When you sit down down to write, knowing where to start can be the biggest hurdle. Sitting at my dining table wearing my writing hat, am I really worthy of the cap? That’s pretty much how I feel, when with notepad and pen in hand, I attempt to write something coherent and, let’s be honest, something absolutely bloody fantastic! I have my writing hat on, but the prizewinning story just isn’t happening. How can that be? The tendency to give up actually happens quite quickly for me because writing doesn’t happen so easily. It takes a lot of throwing ideas down on paper, scribbling out, numerous edits, leaving unattended when I get irritated with it and making up, when the words flow from my head down onto the page. Days can go by where I don’t write at all. Then the guilt sets in and the belief in my writerly abilities flies out of the window. If I don’t ‘write every day’, how can I be a writer?
In the last few weeks, I have posted my university assignments on the blog and it’s been lovely receiving ‘likes’ and new followers. Even though the assignments are obviously academic, they were still painstakingly written, pored over, researched, edited and so on. Isn’t that the same then? As I write predominantly fiction in my spare time, it all adds up to the same, whether it’s tweets, assignments, blog posts or short stories. I’m already doing this writing job every day; it’s the belief that needs to be there too, ingrained in my brain like anything else. If I didn’t feel the need to write, this belief would be redundant. So why is it so hard to embrace?

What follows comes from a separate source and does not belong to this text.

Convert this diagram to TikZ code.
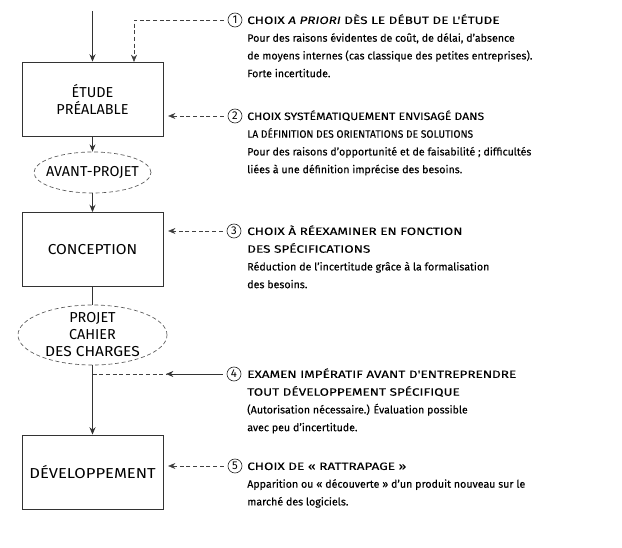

I’m sure there are many of you out there that ask yourselves these questions all the time. The mantra, ‘if you want to be a writer, you must write everyday’, quite frankly just sets you up for failure straight away. There are always going to be some days when writing doesn’t happen but if you’re anything like me, it never quite leaves my head, no matter how busy I am; whether it’s thinking about a current WIP, a new blog post or a rewrite of a particular scene.
Whether you’re putting pen to paper, fingers to keyboard or tweets to Twitter, the more support we can give to each other, through ‘likes’, comments and retweets, helps to cement our belief that we are writers. The cap fits all sizes so whether it’s the odd tweet now and again or knocking out stories or articles every week, believe in yourself. You are doing it. I am doing it.